- Born: May 21, 1993 (age 33) Táchira, Venezuela
- Occupations: Make-up artist, activist

= Andry Hernández Romero =

Venezuelan make-up artist and activist

Andry José Hernández Romero (born May 21, 1993) is a Venezuelan make-up artist and activist. He sought asylum in the United States due to his identity as gay and his political views. He first became internationally known upon being deported to CECOT by the U.S. government during the March 2025 American deportations of Venezuelans. He was released back into Venezuela during a prisoner exchange, and is currently seeking asylum in Spain. He has been a prominent activist against the U.S. government's immigration policies.

==Biography==
Hernández Romero was born on May 21, 1993, in Capacho Nuevo, Independencia Municipality, Táchira, Venezuela. From a young age, he served as an actor in the local Reyes Magos de Capacho festival. He attended the Santiago Mariño Polytechnic University Institute, studying industrial engineering, but dropped out after his fifth semester, to focus on a career as a makeup artist. He also made costumes and designed. During this time, he obtained tattoos that, according to his family and friends, are of his mother and father's names and of designs associated with the Reyes Magos de Capacho festival.

He worked as a makeup artist at a government-affiliated television channel, but, according to his mother and his friends, faced persecution for his status as gay and his refusal to support what they called government propaganda.

On May 23, 2024, he left Venezuela to seek asylum in the United States, and officially arrived in the United States for his CBP One appointment on August 29 of that year. He was immediately detained due to his tattoos, which resulted in governmental suspicion that he was a part of Tren de Aragua. However, according to his confidante and childhood friend, his asylum case went well and both the lawyers and the judge assured him he would be granted asylum soon.
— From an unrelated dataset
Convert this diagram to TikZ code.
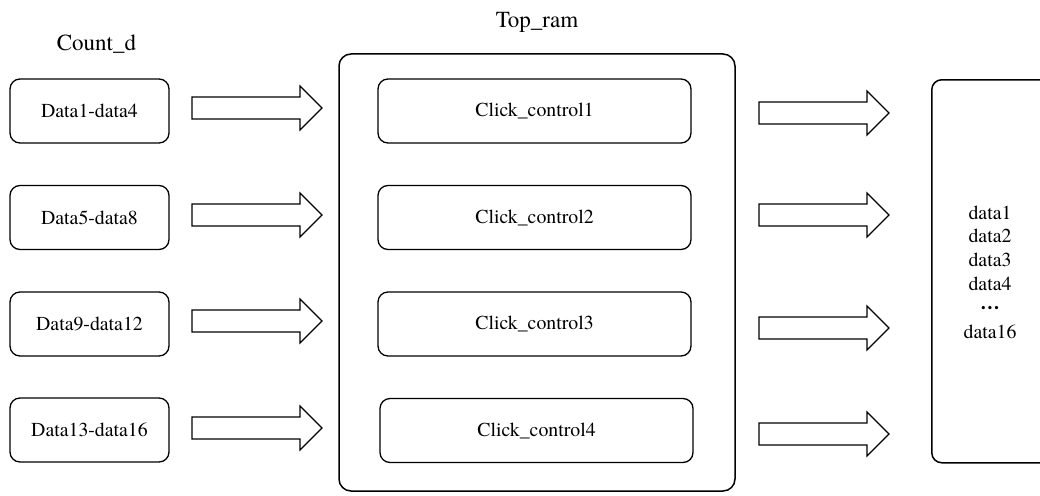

In March 2025, during the March 2025 American deportations of Venezuelans and after the start of the Second presidency of Donald Trump, Romero was deported to CECOT in El Salvador under the Alien Enemies Act. He was unable to be reached or to get in touch with his family, friends, or attorneys. He soon received support both locally, with certificates provided by the mayor of Capacho Nuevo and a petition signed by over 600 residents, and internationally, both from ordinary people and from elected officials including Gavin Newsom, Mark Takano, and Robert Garcia, who raised the situation to the then-U.S. Ambassador. He has alleged that he faced sexual assault from prison staff at CECOT, and also claimed he was repeatedly beaten.

On July 18, 2025, he was released from CECOT as part of a prisoner swap and returned to Venezuela. He received a warm welcome from his hometown and his family. He also kept in touch with his fellow Venezuelan asylum-seekers turned CECOT prisoners, and did the makeup for one's bride shortly after.
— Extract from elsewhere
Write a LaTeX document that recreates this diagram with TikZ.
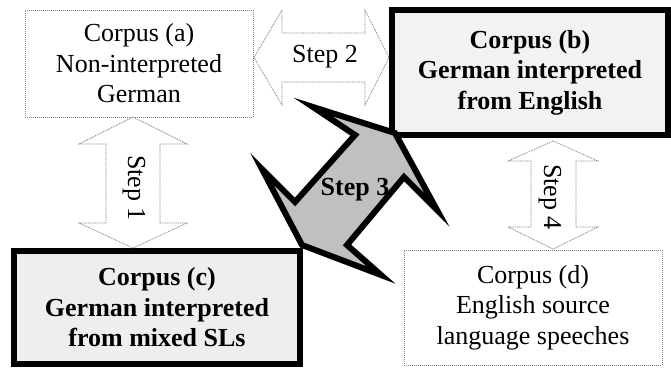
\documentclass[tikz,border=0pt]{standalone}
\usepackage{fontspec}
\setmainfont{Liberation Serif}
\usepackage{xcolor}
\usepackage{tikz}
\definecolor{boxgray}{HTML}{F2F2F2}
\definecolor{boxgrayc}{HTML}{EEEEEE}
\definecolor{arrowgray}{HTML}{C0C0C0}
\tikzset{
  thinbox/.style={draw=gray, line width=0.8pt, dash pattern=on 1pt off 1pt, inner sep=0pt, align=center},
  thickbox/.style={draw=black, line width=6pt, inner sep=0pt, align=center,
    font=\fontsize{26}{30.5}\selectfont\bfseries},
  thinarrow/.style={draw=gray, line width=0.7pt, dash pattern=on 1pt off 0.8pt, fill=white},
  bigarrow/.style={draw=black, line width=6pt, line join=miter, fill=arrowgray}
}

\begin{document}
\begin{tikzpicture}[x={(1pt,0)}, y={(0,-1pt)}, font=\fontsize{26}{30.5}\selectfont]
      \useasboundingbox (0,0) rectangle (671,367);

      \node[thinbox, minimum width=228pt, minimum height=107pt] (a) at (139,63.5)
        {Corpus (a)\\Non-interpreted\\German};
      \node[thickbox, fill=boxgray, minimum width=276pt, minimum height=125pt] (b) at (530,72.5)
        {Corpus (b)\\German interpreted\\from English};
      \node[thickbox, fill=boxgrayc, minimum width=286pt, minimum height=113pt] (c) at (157,307.5)
        {Corpus (c)\\German interpreted\\from mixed SLs};
      \node[thinbox, minimum width=258pt, minimum height=115pt] (d) at (533,307.5)
        {Corpus (d)\\English source\\language speeches};

      \draw[thinarrow] (254,57.5) -- (282,10) -- (282,33) -- (365,33) -- (365,10) -- (389,57.5)
        -- (365,105) -- (365,82) -- (282,82) -- (282,105) -- cycle;
      \draw[thinarrow] (133,117) -- (79,144) -- (106,144) -- (106,223) -- (79,223) -- (133,248)
        -- (187,223) -- (160,223) -- (160,144) -- (187,144) -- cycle;
      \draw[thinarrow] (553,141) -- (508,161) -- (531,161) -- (531,227) -- (508,227) -- (553,249)
        -- (598,227) -- (576,227) -- (576,161) -- (598,161) -- cycle;
      \draw[bigarrow] (395,133) -- (437,210) -- (404,177) -- (347,245) -- (381,275) -- (302,245)
        -- (262,169) -- (295,202) -- (355,135) -- (313,107) -- cycle;

      \node (step2) at (325,57) {Step 2};
      \node[rotate=-90] (step1) at (134,188) {Step 1};
      \node[rotate=-90] (step4) at (550,197) {Step 4};
      \node[font=\fontsize{26}{30.5}\selectfont\bfseries] (step3) at (355,190) {Step 3};
    \end{tikzpicture}
\end{document}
He has stated that a few weeks after returning home, he received a job offer from the office of then-Vice President Delcy Rodríguez. He continued, stating that despite declining due to what he called "the government (having)... persecuted him as a gay man", officials then came to his house.
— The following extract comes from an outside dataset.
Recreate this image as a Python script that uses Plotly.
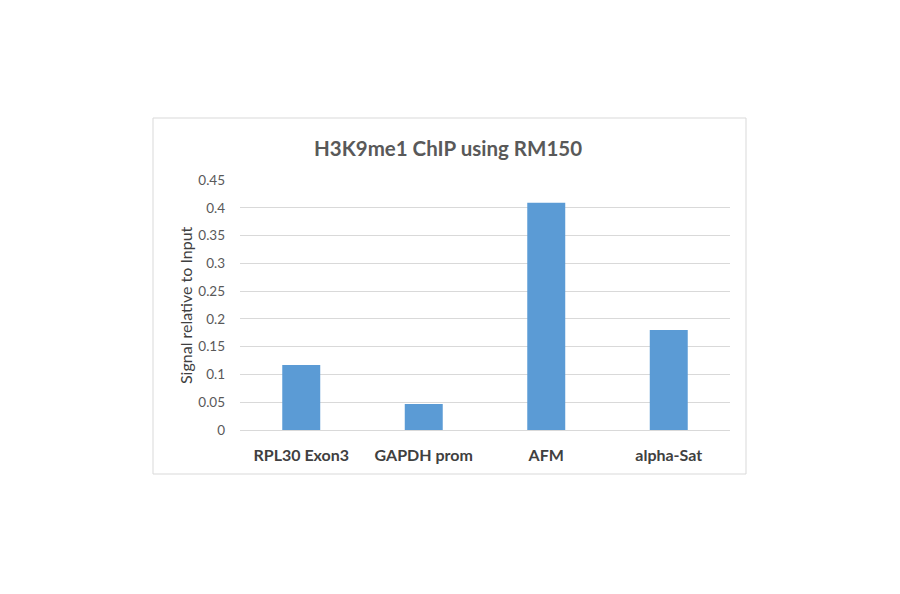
import plotly.graph_objects as go

categories = ["RPL30 Exon3", "GAPDH prom", "AFM", "alpha-Sat"]
signal = [0.117, 0.047, 0.409, 0.180]
y_ticks = [0, 0.05, 0.1, 0.15, 0.2, 0.25, 0.3, 0.35, 0.4, 0.45]
y_tick_text = ["0", "0.05", "0.1", "0.15", "0.2", "0.25", "0.3", "0.35", "0.4", "0.45"]

font_name = "Lato"

fig = go.Figure()
fig.add_trace(go.Bar(x=categories, y=signal, marker=dict(color="#5b9bd5", line=dict(width=0)),
                     width=0.31))

# page has an 8px body margin, so the plot area (page px 240..730, 180..430)
# is at figure px 232..722, 172..422
pw, ph = 490, 250
fig.add_shape(type="rect", xref="paper", yref="paper",
              x0=(153 - 240) / pw, x1=(746 - 240) / pw,
              y0=(430 - 474) / ph, y1=(430 - 118) / ph,
              line=dict(color="#d9d9d9", width=1), fillcolor="rgba(0,0,0,0)", layer="below")

fig.add_annotation(text="H3K9me1 ChIP using RM150", xref="paper", yref="paper",
                   x=(448 - 240) / pw, y=(430 - 148) / ph, showarrow=False,
                   xanchor="center", yanchor="middle",
                   font=dict(family=font_name, size=20.5, color="#595959", weight="bold"))

fig.add_annotation(text="Signal relative to Input", xref="paper", yref="paper",
                   x=(185 - 240) / pw, y=(430 - 305) / ph, showarrow=False, textangle=-90,
                   xanchor="center", yanchor="middle",
                   font=dict(family=font_name, size=16, color="#404040"))

fig.update_layout(
    width=900, height=594,
    margin=dict(l=232, r=178, t=172, b=172),
    paper_bgcolor="white", plot_bgcolor="white",
    showlegend=False,
    bargap=0.69,
    font=dict(family=font_name, color="#595959"),
    xaxis=dict(showline=False, ticks="", ticklabelstandoff=14,
               tickfont=dict(size=16, color="#404040", family=font_name, weight="bold")),
    yaxis=dict(range=[0, 0.45], tickvals=y_ticks, ticktext=y_tick_text,
               showgrid=True, gridcolor="#d9d9d9", gridwidth=1,
               zeroline=True, zerolinecolor="#d9d9d9", zerolinewidth=1,
               showline=False, ticks="", ticklabelstandoff=14,
               tickfont=dict(size=13.5, color="#595959", family=font_name)),
)

fig.write_html("out.html")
On September 8, 2025, he met virtually with U.S. Representative Mark Takano to discuss his alleged injuries. He was named to the Out100 in 2025.

In early February 2026, after Rodriguez became President of Venezuela, he left Venezuela to seek asylum in Spain, due to their more open immigration processes and his relatives in the country. As of June 2026, his asylum application was still in progress. He has stated that he feels a responsibility to help the "many innocent people in prisons today", and has claimed he is currently carrying on an activism campaign in support of immigrants and children. He stated he still feels fear when seeing handcuffs or police equipment.

In March 2026, he filed a claim against the U.S. government under the Federal Tort Claims Act due to him being held in CECOT for 125 days.